There was also a woman, Arbella Davis, born into slavery, who collected wash in the town of Bagwell with a pompous air and was a storyteller, who was particularly fond of relating the tale of her conversion to Christianity, which spoke more to American Indian mystic tradition than to any European sense of salvation.
“…the spirit of the Lord was strong upon her that she went for ten days and nights without eating or sleeping. She went into a trance, she said, and for days the fiends of hell pursued her through the black mountains and the red mountains. For four days she hung in the cobwebs on the gates of Hell, and the hounds of Hell bayed at her…”
The reader should keep in mind that the American Indian population of the region consisted largely of displaced Seminole and Cherokee who had owned and intermarried with black slaves and fugitives for over a century, and that the maroon spiritual traditions, via which imported slaves tried to maintain a link with ancient African beliefs, were hopelessly comingled with Amerindian spirituality.
Howard—as did Edgar Rice Burroughs in his novel War Chief—seemed to believe in a link between the wild pre-Indo-European peoples of Northern Europe, who haunted the vast primeval forests, and the Native American tribes of the Easter Woodlands, who inhabited woods so massive and dense as to horrify early European settlers. The theme both explored connected a deep primordial yearning to return to a forested land with the immigration of poor Celtic and pre-Celtic men to the early American frontier. Louis L’Amour, who was a contemporary, and like Howard a boxer, also wrote a series of novels concerning this natural kinship between fragmented European peoples and American Indians of the Eastern Woodlands, most poignantly made in the novel To The Far Blue Mountains.
Howard’s strongest childhood influence was the storytelling cook, and former slave, Aunt Mary Bohannon, who was a nearly white Octoroon, so interbred that she was one 16th from being legally white. Aunt Mary had suffered terribly at the hands of an evil mistress, jealous of her beauty, tortures which are echoed by some pretty savage girl-on-girl torture in his novelette Xuthal of the Dusk. In the letter speaking of Aunt Mary, Howard wrote, “I thank God the slaves on my ancestors’ plantations were not so misused… Aunt Mary told how one day, when the black people were in the fields, a hot wind swept over them and they knew that ‘Ol’ Miss Bohannon’ was dead. Returning to the manor house they found that it was so and the slaves danced and shouted with joy. Aunt Mary said that when a good spirit passes a breath of cool air follows; but when an evil spirit goes by a blast from the open doors of Hell follows it.”

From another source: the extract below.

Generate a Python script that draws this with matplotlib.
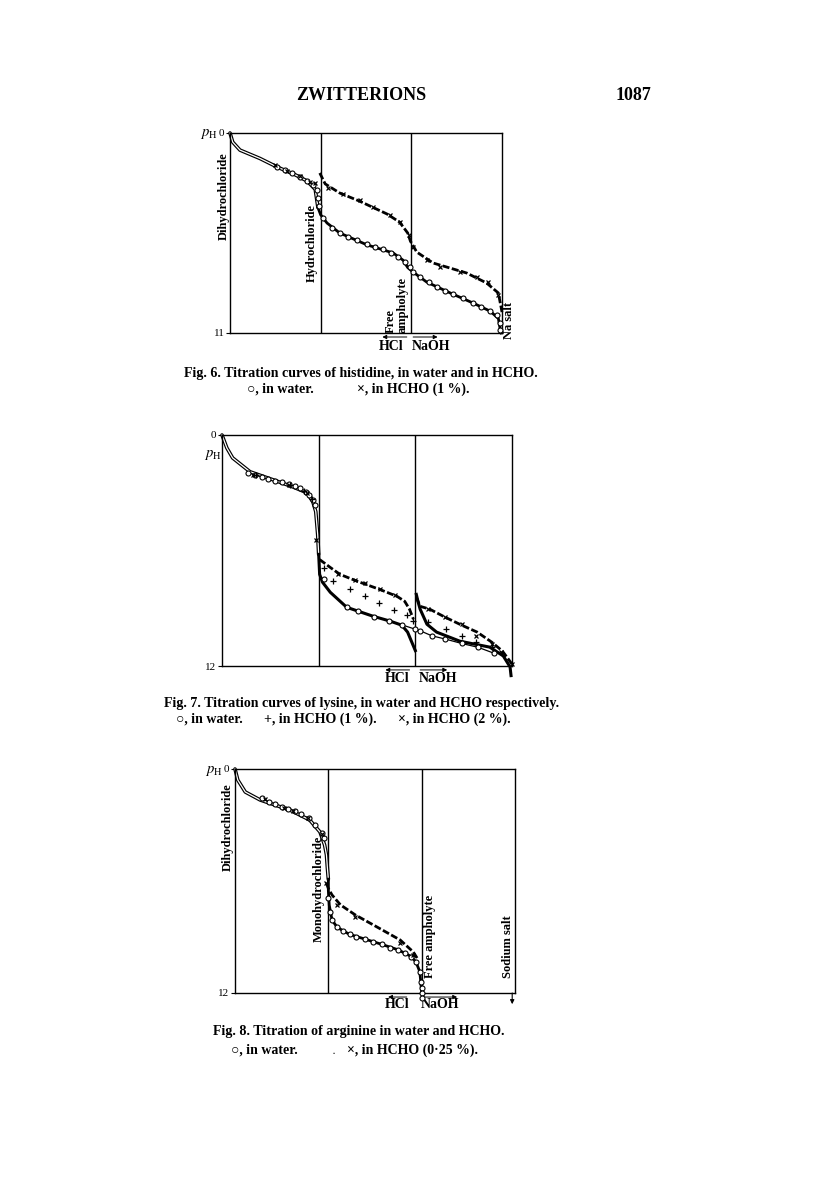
import matplotlib
matplotlib.use("Agg")
import matplotlib.pyplot as plt

plt.rcParams['font.family'] = ['Liberation Serif', 'DejaVu Serif', 'DejaVu Sans']
plt.rcParams['mathtext.fontset'] = 'stix'

# ---- Fig. 6 : histidine (equivalents, pH) ----
f6_water_dbl_x = [0, 0.03, 0.11, 0.33, 0.52, 0.72, 0.85, 0.94, 0.97]
f6_water_dbl_ph = [0, 0.5, 0.94, 1.4, 1.87, 2.3, 2.64, 3.1, 4.1]
f6_water_x = [0.97, 1.0, 1.07, 1.21, 1.51, 1.8, 1.91, 1.96, 2.02, 2.17, 2.43, 2.68, 2.87, 2.96, 2.98, 2.99]
f6_water_ph = [4.1, 4.5, 4.95, 5.5, 6.15, 6.6, 7.0, 7.4, 7.65, 8.2, 8.8, 9.35, 9.8, 10.2, 10.8, 11.0]
f6_circ_x = [0.52, 0.61, 0.68, 0.77, 0.85, 0.92, 0.96, 0.97, 0.98,
             1.03, 1.12, 1.21, 1.3, 1.4, 1.51, 1.6, 1.69, 1.78, 1.85, 1.93, 1.98, 2.02,
             2.1, 2.19, 2.28, 2.37, 2.46, 2.57, 2.68, 2.77, 2.87, 2.94, 2.98, 2.98]
f6_circ_ph = [1.87, 2.04, 2.2, 2.42, 2.64, 2.86, 3.14, 3.57, 4.0,
              4.69, 5.24, 5.52, 5.7, 5.88, 6.1, 6.25, 6.39, 6.58, 6.8, 7.07, 7.35, 7.63,
              7.9, 8.18, 8.45, 8.67, 8.86, 9.09, 9.33, 9.56, 9.77, 10.0, 10.47, 10.84]
f6_hcho_x = [0.99, 1.05, 1.21, 1.43, 1.73, 1.87, 1.96, 1.99, 2.06, 2.24, 2.61, 2.83, 2.96, 3.0]
f6_hcho_ph = [2.2, 2.8, 3.3, 3.75, 4.45, 4.9, 5.5, 5.95, 6.55, 7.15, 7.7, 8.25, 8.8, 9.85]
f6_cross_x = [0.5, 0.63, 0.77, 0.88, 0.94, 1.08, 1.25, 1.43, 1.58, 1.76, 1.87, 1.97, 2.02,
              2.17, 2.32, 2.54, 2.72, 2.85, 2.96]
f6_cross_ph = [1.76, 2.07, 2.37, 2.68, 2.77, 3.04, 3.36, 3.69, 4.09, 4.51, 4.88, 5.61, 6.25,
               6.99, 7.35, 7.63, 7.9, 8.18, 8.91]

# ---- Fig. 7 : lysine ----
f7_water_dbl_x = [0, 0.05, 0.11, 0.29, 0.53, 0.73, 0.88, 0.94, 0.97, 0.99, 1.0]
f7_water_dbl_ph = [0, 0.67, 1.19, 1.91, 2.33, 2.69, 3.0, 3.47, 3.98, 5.17, 6.2]
f7_water1_x = [1.0, 1.01, 1.04, 1.12, 1.29, 1.56, 1.74, 1.86, 1.92, 1.98, 2.0]
f7_water1_ph = [6.2, 7.24, 7.65, 8.17, 8.95, 9.41, 9.67, 9.88, 10.24, 10.96, 11.2]
f7_thin_x = [1.86, 2.0, 2.05, 2.17, 2.31, 2.48, 2.65, 2.81]
f7_thin_ph = [9.86, 10.09, 10.17, 10.43, 10.6, 10.83, 11.03, 11.33]
f7_water2_x = [2.01, 2.03, 2.05, 2.12, 2.22, 2.46, 2.77, 2.91, 2.98, 2.99]
f7_water2_ph = [8.28, 8.7, 9.05, 9.83, 10.24, 10.71, 11.02, 11.48, 12.05, 12.5]
f7_circ_x = [0.27, 0.34, 0.41, 0.48, 0.55, 0.62, 0.69, 0.76, 0.81, 0.87, 0.9, 0.94, 0.96,
             1.05, 1.29, 1.41, 1.57, 1.73, 1.86, 2.0, 2.05, 2.17, 2.31, 2.48, 2.65, 2.81]
f7_circ_ph = [1.98, 2.1, 2.19, 2.29, 2.38, 2.45, 2.55, 2.64, 2.76, 2.98, 3.14, 3.36, 3.62,
              7.5, 8.96, 9.14, 9.43, 9.66, 9.86, 10.09, 10.17, 10.43, 10.6, 10.83, 11.03, 11.33]
f7_hcho1_x = [1.01, 1.12, 1.22, 1.4, 1.63, 1.81, 1.89, 1.94, 1.98]
f7_hcho1_ph = [6.47, 6.88, 7.24, 7.6, 8.02, 8.38, 8.64, 9.05, 9.57]
f7_hcho2_x = [2.01, 2.05, 2.15, 2.31, 2.48, 2.64, 2.79, 2.9, 3.0]
f7_hcho2_ph = [8.43, 8.9, 9.05, 9.47, 9.88, 10.24, 10.76, 11.22, 11.9]
f7_cross_x = [0.32, 0.69, 0.88, 0.97, 1.2, 1.38, 1.48, 1.63, 1.79, 2.13, 2.31, 2.48, 2.63, 2.79, 2.89, 3.0]
f7_cross_ph = [2.07, 2.59, 3.02, 5.43, 7.24, 7.54, 7.71, 8.02, 8.31, 9.05, 9.48, 9.83, 10.46, 10.86, 11.29, 11.9]
f7_plus_x = [0.35, 0.7, 0.85, 0.93, 1.05, 1.15, 1.32, 1.48, 1.62, 1.78, 1.91, 1.98,
             2.13, 2.32, 2.48, 2.63, 2.79]
f7_plus_ph = [2.1, 2.62, 2.9, 3.3, 6.9, 7.59, 8.02, 8.36, 8.74, 9.1, 9.36, 9.66,
              9.74, 10.09, 10.43, 10.77, 11.03]

# ---- Fig. 8 : arginine ----
f8_water_dbl_x = [0, 0.03, 0.11, 0.27, 0.59, 0.8, 0.91, 0.96, 0.98, 0.99, 1.0]
f8_water_dbl_ph = [0, 0.59, 1.23, 1.66, 2.2, 2.73, 3.37, 4.07, 4.6, 5.3, 5.9]
f8_water_x = [1.0, 1.0, 1.01, 1.04, 1.09, 1.16, 1.23, 1.39, 1.57, 1.75, 1.89, 1.94, 1.98, 1.99, 2.0]
f8_water_ph = [5.9, 6.5, 7.3, 8.09, 8.45, 8.68, 8.86, 9.11, 9.39, 9.69, 10.05, 10.35, 10.86, 11.39, 12.0]
f8_circ_x = [0.29, 0.36, 0.43, 0.5, 0.57, 0.64, 0.71, 0.79, 0.86, 0.93, 0.95,
             1.0, 1.02, 1.04, 1.09, 1.16, 1.23, 1.3, 1.39, 1.48, 1.57, 1.66, 1.75, 1.82, 1.89,
             1.94, 1.98, 1.99, 2.0, 2.0, 2.0]
f8_circ_ph = [1.57, 1.75, 1.89, 2.02, 2.14, 2.25, 2.43, 2.64, 3.0, 3.44, 3.71,
              6.93, 7.64, 8.09, 8.45, 8.68, 8.86, 8.98, 9.11, 9.28, 9.39, 9.57, 9.69, 9.87, 10.05,
              10.35, 10.86, 11.39, 11.75, 12.02, 12.29]
f8_hcho_x = [0.98, 1.0, 1.04, 1.13, 1.29, 1.52, 1.77, 1.91, 1.96]
f8_hcho_ph = [6.12, 6.4, 6.75, 7.28, 7.82, 8.46, 9.16, 9.8, 10.2]
f8_cross_x = [0.32, 0.53, 0.62, 0.78, 0.93, 0.98, 1.09, 1.29, 1.77, 1.91]
f8_cross_ph = [1.62, 2.07, 2.25, 2.6, 3.5, 6.12, 7.28, 7.91, 9.34, 9.96]

W, H = 816, 1195
fig = plt.figure(figsize=(W / 100, H / 100), dpi=100)


def px(x, y):
    return x / W, 1 - y / H


def panel(l, t, r, b, ymax):
    ax = fig.add_axes([l / W, 1 - b / H, (r - l) / W, (b - t) / H])
    ax.set_xlim(0, 3)
    ax.set_ylim(ymax, 0)
    ax.set_xticks([])
    ax.set_yticks([0, ymax])
    ax.set_yticklabels(['0', str(ymax)])
    ax.tick_params(axis='y', length=3, width=0.8, pad=1, labelsize=8)
    for s in ax.spines.values():
        s.set_linewidth(1.0)
    ax.axvline(1, color='k', lw=1.0)
    ax.axvline(2, color='k', lw=1.0)
    return ax


def double(ax, x, y):
    ax.plot(x, y, color='k', lw=2.6, solid_capstyle='round', clip_on=False)
    ax.plot(x, y, color='white', lw=0.9, clip_on=False)


def thick(ax, x, y, lw=2.0):
    ax.plot(x, y, color='k', lw=lw, clip_on=False)


def dashed(ax, x, y):
    ax.plot(x, y, color='k', lw=2.0, dashes=(2.5, 0.9), clip_on=False)


def circles(ax, x, y):
    ax.plot(x, y, 'o', ms=3.6, mfc='white', mec='k', mew=0.8, clip_on=False, zorder=5)


def crosses(ax, x, y):
    ax.plot(x, y, 'x', ms=3.2, mec='k', mew=0.9, clip_on=False, zorder=5)


def pluses(ax, x, y):
    ax.plot(x, y, '+', ms=5, mec='k', mew=0.9, clip_on=False, zorder=5)


def acid_base(ax, hx, nx, ha0, ha1, na0, na1, ty, ay):
    tr = ax.get_xaxis_transform()
    for tail, head in [(ha1, ha0), (na0, na1)]:
        ax.annotate('', xy=(head, ay), xytext=(tail, ay), xycoords=tr, annotation_clip=False,
                    arrowprops=dict(arrowstyle='-|>', lw=0.7, color='k', mutation_scale=6,
                                    shrinkA=0, shrinkB=0))
    ax.text(hx, ty, 'HCl', transform=tr, ha='center', va='center', fontsize=10, weight='bold')
    ax.text(nx, ty, 'NaOH', transform=tr, ha='center', va='center', fontsize=10, weight='bold')


def label(x, y, s, size=9, **kw):
    fig.text(*px(x, y), s, rotation=90, ha='center', va='center', fontsize=size,
             weight='bold', **kw)


def caption(x, y, s, size=10.1, ha='center'):
    fig.text(*px(x, y), s, ha=ha, va='center', fontsize=size, weight='bold')


ph_label = r'$\mathit{p}_{\mathrm{H}}$'

# header
fig.text(*px(361, 95), 'ZWITTERIONS', ha='center', va='center', fontsize=13, weight='bold')
fig.text(*px(633, 95), '1087', ha='center', va='center', fontsize=13, weight='bold')

# Fig. 6
ax6 = panel(230, 133, 502, 333, 11)
double(ax6, f6_water_dbl_x, f6_water_dbl_ph)
thick(ax6, f6_water_x, f6_water_ph)
dashed(ax6, f6_hcho_x, f6_hcho_ph)
circles(ax6, f6_circ_x, f6_circ_ph)
crosses(ax6, f6_cross_x, f6_cross_ph)
acid_base(ax6, 1.78, 2.22, 1.68, 1.95, 2.02, 2.29, -0.068, -0.02)
fig.text(*px(209, 134), ph_label, ha='center', va='center', fontsize=10.5)
label(224, 196, 'Dihydrochloride')
label(312, 243, 'Hydrochloride')
fig.text(*px(397, 333), 'Free\nampholyte', rotation=90, ha='center', va='bottom',
         multialignment='left', fontsize=9, weight='bold', linespacing=0.95)
label(509, 320, 'Na salt')
caption(361, 373, 'Fig. 6. Titration curves of histidine, in water and in HCHO.')
caption(247, 389, '○, in water.', size=10, ha='left')
caption(357, 389, '×, in HCHO (1 %).', size=10, ha='left')

# Fig. 7
ax7 = panel(222, 435, 512, 666, 12)
double(ax7, f7_water_dbl_x, f7_water_dbl_ph)
thick(ax7, f7_water1_x, f7_water1_ph, lw=2.2)
ax7.plot(f7_thin_x, f7_thin_ph, color='k', lw=0.9, clip_on=False)
thick(ax7, f7_water2_x, f7_water2_ph, lw=2.2)
dashed(ax7, f7_hcho1_x, f7_hcho1_ph)
dashed(ax7, f7_hcho2_x, f7_hcho2_ph)
circles(ax7, f7_circ_x, f7_circ_ph)
crosses(ax7, f7_cross_x, f7_cross_ph)
pluses(ax7, f7_plus_x, f7_plus_ph)
acid_base(ax7, 1.81, 2.24, 1.69, 1.94, 2.05, 2.33, -0.055, -0.017)
fig.text(*px(213, 455), ph_label, ha='center', va='center', fontsize=10.5)
caption(362, 703, 'Fig. 7. Titration curves of lysine, in water and HCHO respectively.')
caption(176, 719, '○, in water.', size=10, ha='left')
caption(264, 719, '+, in HCHO (1 %).', size=10, ha='left')
caption(398, 719, '×, in HCHO (2 %).', size=10, ha='left')

# Fig. 8
ax8 = panel(235, 769, 515, 993, 12)
double(ax8, f8_water_dbl_x, f8_water_dbl_ph)
thick(ax8, f8_water_x, f8_water_ph)
dashed(ax8, f8_hcho_x, f8_hcho_ph)
circles(ax8, f8_circ_x, f8_circ_ph)
crosses(ax8, f8_cross_x, f8_cross_ph)
acid_base(ax8, 1.74, 2.2, 1.64, 1.84, 2.0, 2.38, -0.05, -0.018)
ax8.annotate('', xy=(2.97, -0.05), xytext=(2.97, 0), xycoords=ax8.get_xaxis_transform(),
             annotation_clip=False,
             arrowprops=dict(arrowstyle='-|>', lw=0.8, color='k', mutation_scale=6,
                             shrinkA=0, shrinkB=0))
fig.text(*px(214, 771), ph_label, ha='center', va='center', fontsize=10.5)
label(228, 827, 'Dihydrochloride')
label(319, 889, 'Monohydrochloride')
label(430, 936, 'Free ampholyte')
label(508, 947, 'Sodium salt')
caption(359, 1032, 'Fig. 8. Titration of arginine in water and HCHO.')
caption(231, 1050, '○, in water.', size=10, ha='left')
caption(333, 1052, '.', size=6, ha='left')
caption(347, 1050, '×, in HCHO (0·25 %).', size=10, ha='left')

fig.savefig('out.png', dpi=100, facecolor='white')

Howard’s fascination with mixed race social hierarchies, of telling stories, at least in part, from the perspective of a put upon and misused woman or slave girl, of cruel seductresses violently jealous of other women, of peoples and nations being swept away like so much dust before pitiless Time, of white men who learn the ways of primitive races to survive in the wilderness, and of a darkly intrusive metaphysical undercurrent to a life that is already quite brutal and violent enough without such additional horror, seems to have stemmed largely from his time spent in childhood, at the knee of an ailing mother, a contentious half-breed uncle, and two former slave girls who had become leading storytellers in the black American tradition.

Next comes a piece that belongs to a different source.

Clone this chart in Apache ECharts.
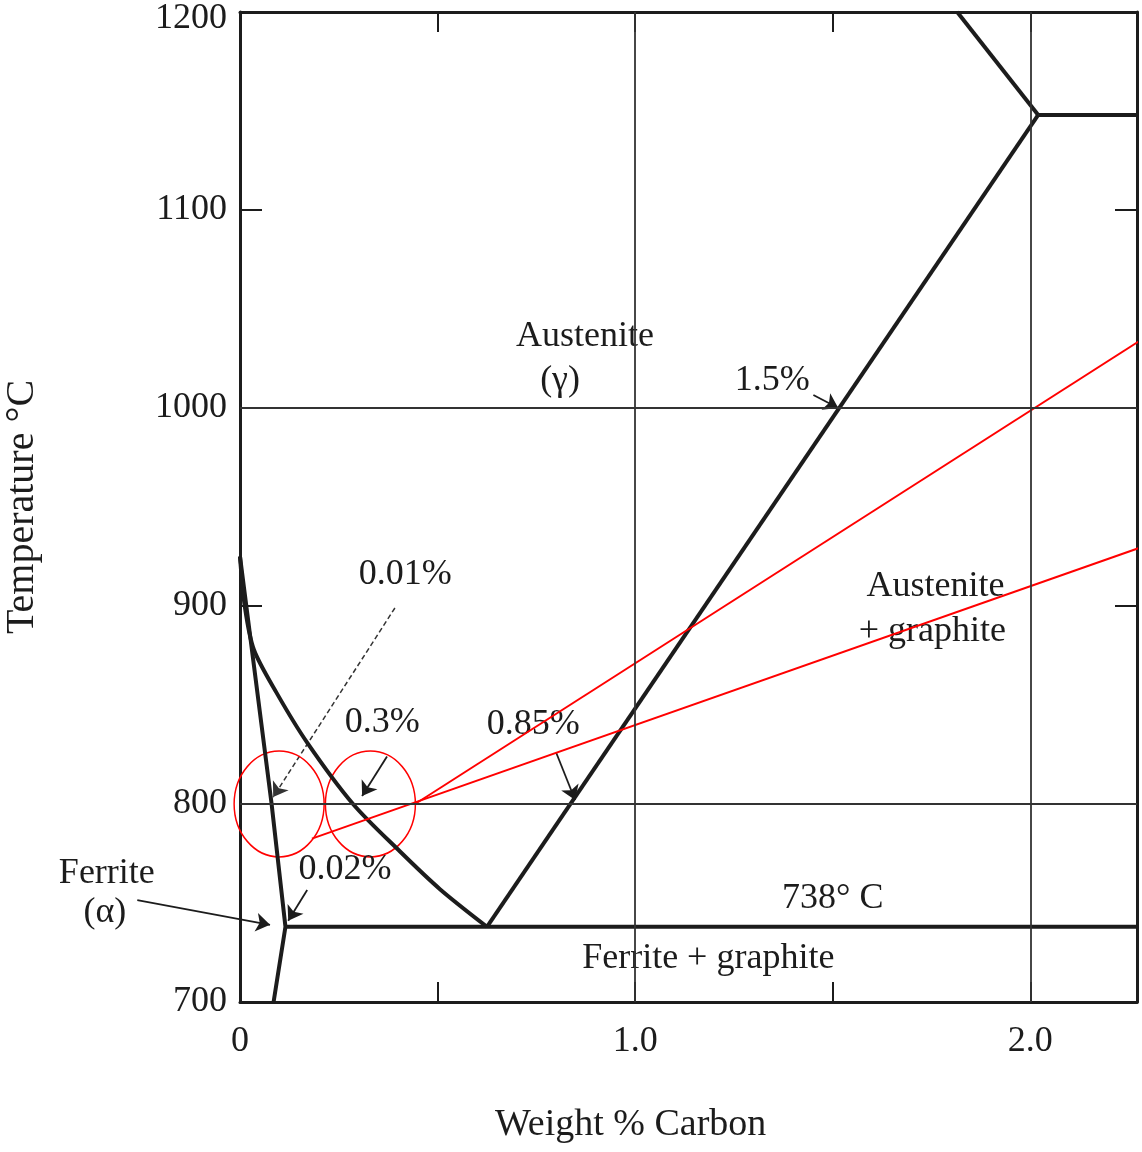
<!DOCTYPE html>
<html>
<head>
<meta charset="utf-8">
<script src="https://cdn.jsdelivr.net/npm/echarts@6/dist/echarts.min.js"></script>
<style>
  html, body { margin: 0; padding: 0; background: #fff; }
  #main { width: 1142px; height: 1152px; }
</style>
</head>
<body>
<div id="main"></div>
<script>
// Fe-C phase boundaries (wt% C, deg C)
var ferriteLine = [[0, 925], [0.08, 800], [0.115, 738], [0.085, 700]];
var austeniteCurve = [[0, 925], [0.012, 900], [0.035, 878], [0.093, 856], [0.17, 831], [0.286, 800], [0.405, 776], [0.506, 757], [0.625, 738]];
var solvusLine = [[0.625, 738], [2.02, 1148]];
var liquidusLine = [[1.815, 1200], [2.02, 1148]];
var eutecticLine = [[2.02, 1148], [2.27, 1148]];
var eutectoidLine = [[0.115, 738], [2.27, 738]];

var gridX = [1.0, 2.0];
var gridY = [800, 1000];

// red construction lines and circles
var redLineA = [[0.443, 800], [2.285, 1035]];
var redLineB = [[0.182, 782.5], [2.285, 930]];
var redCircles = [[0.099, 800], [0.33, 800]];

// annotation arrows: [from, to]
var arrows = [
  [[1.451, 1006.6], [1.514, 1000]],
  [[0.372, 824], [0.309, 804]],
  [[0.8, 826], [0.848, 802]],
  [[0.17, 756.6], [0.122, 741]],
  [[-0.26, 751.5], [0.076, 739]]
];
var dashedArrow = [[0.392, 899], [0.084, 803.5]];

var labelNames = ['Austenite', '(γ)', '1.5%', '0.01%', '0.3%', '0.85%', 'Austenite', '+ graphite', 'Ferrite', '(α)', '0.02%', '738° C', 'Ferrite + graphite'];
var labelPos = [[0.873, 1036], [0.81, 1014], [1.347, 1014], [0.418, 916], [0.36, 841], [0.742, 840], [1.76, 910], [1.752, 887], [-0.337, 765], [-0.342, 745], [0.266, 767], [1.50, 752.5], [1.185, 722]];

var serif = '"Liberation Serif", "DejaVu Serif", serif';
var ink = '#1c1c1c';

var chart = echarts.init(document.getElementById('main'));

function boundary(data, smooth) {
  return {
    type: 'line', data: data, showSymbol: false, smooth: smooth || false,
    silent: true, clip: false,
    lineStyle: { color: ink, width: 4, opacity: 1 }
  };
}

var xAxisBase = {
  type: 'value', min: 0, max: 2.27, interval: 0.5,
  axisLine: { show: true, onZero: false, lineStyle: { color: ink, width: 3 } },
  axisTick: { show: true, inside: true, length: 20, lineStyle: { color: ink, width: 2 } },
  splitLine: { show: false }
};
var yAxisBase = {
  type: 'value', min: 700, max: 1200, interval: 100,
  axisLine: { show: true, onZero: false, lineStyle: { color: ink, width: 3 } },
  axisTick: { show: true, inside: true, length: 22, lineStyle: { color: ink, width: 2 } },
  splitLine: { show: false }
};

var option = {
  backgroundColor: '#fff',
  animation: false,
  grid: { left: 240, right: 5, top: 12, bottom: 150, containLabel: false, outerBoundsMode: 'none' },
  xAxis: [
    Object.assign({}, xAxisBase, {
      position: 'bottom',
      axisLabel: {
        show: true, margin: 22, color: ink, fontFamily: serif, fontSize: 36,
        showMaxLabel: false,
        formatter: function (v) {
          if (Math.abs(v % 1) > 1e-6) return '';
          return v === 0 ? '0' : v.toFixed(1);
        }
      }
    }),
    Object.assign({}, xAxisBase, { position: 'top', axisLabel: { show: false } })
  ],
  yAxis: [
    Object.assign({}, yAxisBase, {
      position: 'left',
      name: 'Temperature °C', nameLocation: 'middle', nameGap: 198,
      nameTextStyle: { color: ink, fontFamily: serif, fontSize: 40 },
      axisLabel: {
        show: true, margin: 13, color: ink, fontFamily: serif, fontSize: 36,
        formatter: function (v) { return v === 1200 ? '{t|' + v + '}' : String(v); },
        rich: { t: { padding: [14, 0, 0, 0], color: ink, fontFamily: serif, fontSize: 36 } }
      }
    }),
    Object.assign({}, yAxisBase, { position: 'right', axisLabel: { show: false } })
  ],
  graphic: [{
    type: 'text', left: 495, top: 1106,
    style: { text: 'Weight % Carbon', font: '38px ' + serif, fill: ink }
  }],
  series: [
    {
      type: 'line', data: [], silent: true,
      markLine: {
        silent: true, symbol: 'none', label: { show: false },
        lineStyle: { color: '#333', width: 1.8, type: 'solid', opacity: 1 },
        data: gridX.map(function (v) { return { xAxis: v }; })
          .concat(gridY.map(function (v) { return { yAxis: v }; }))
      }
    },
    boundary(ferriteLine),
    boundary(austeniteCurve, 0.3),
    boundary(solvusLine),
    boundary(liquidusLine),
    boundary(eutecticLine),
    boundary(eutectoidLine),
    {
      type: 'lines', coordinateSystem: 'cartesian2d', silent: true, clip: false,
      symbol: ['none', 'arrow'], symbolSize: 14,
      lineStyle: { color: ink, width: 1.8, opacity: 1 },
      data: arrows.map(function (a) { return { coords: a }; })
    },
    {
      type: 'lines', coordinateSystem: 'cartesian2d', silent: true, clip: false,
      symbol: ['none', 'arrow'], symbolSize: 14,
      lineStyle: { color: '#333', width: 1.5, type: [5, 3], opacity: 1 },
      data: [{ coords: dashedArrow }]
    },
    {
      type: 'line', data: redLineA, showSymbol: false, silent: true, clip: false,
      lineStyle: { color: '#ff0000', width: 2, opacity: 1 }
    },
    {
      type: 'line', data: redLineB, showSymbol: false, silent: true, clip: false,
      lineStyle: { color: '#ff0000', width: 2, opacity: 1 }
    },
    {
      type: 'scatter', data: redCircles, symbol: 'circle', symbolSize: [90, 106],
      silent: true, clip: false,
      itemStyle: { color: 'rgba(0,0,0,0)', borderColor: '#ff0000', borderWidth: 1.6, opacity: 1 }
    },
    {
      type: 'scatter', silent: true, clip: false, symbolSize: 1,
      itemStyle: { color: 'rgba(0,0,0,0)', opacity: 1 },
      label: {
        show: true, position: 'inside', color: ink, opacity: 1, fontFamily: serif, fontSize: 36,
        formatter: function (p) { return p.name; }
      },
      data: labelNames.map(function (n, i) { return { name: n, value: labelPos[i] }; })
    }
  ]
};

chart.setOption(option);
</script>
</body>
</html>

It, therefore, should not surprise the reader of the following that the fiction of Robert E. Howard—while racist by postmodern standards, for suggesting that people of differing races might have differing characteristics and might have a tendency to certain behaviors—is not, in anyway an expression of racial hatred or condescension. Howard's horror is an inspirational exercise in examining the plight of men and women who have not been blessed by birth into a noble lineage or to a privileged class. What Robert E. Howard—scandalously for his time—gave to his readership, was a sorrow-filled rainbow in the dark, that described the dust-to-dust trajectory of low born people throughout time and across the world, along with the searing message that the only way off the bottom of the human pile is to claw one’s way to the top, and hopefully strangle the bastard sitting on the throne.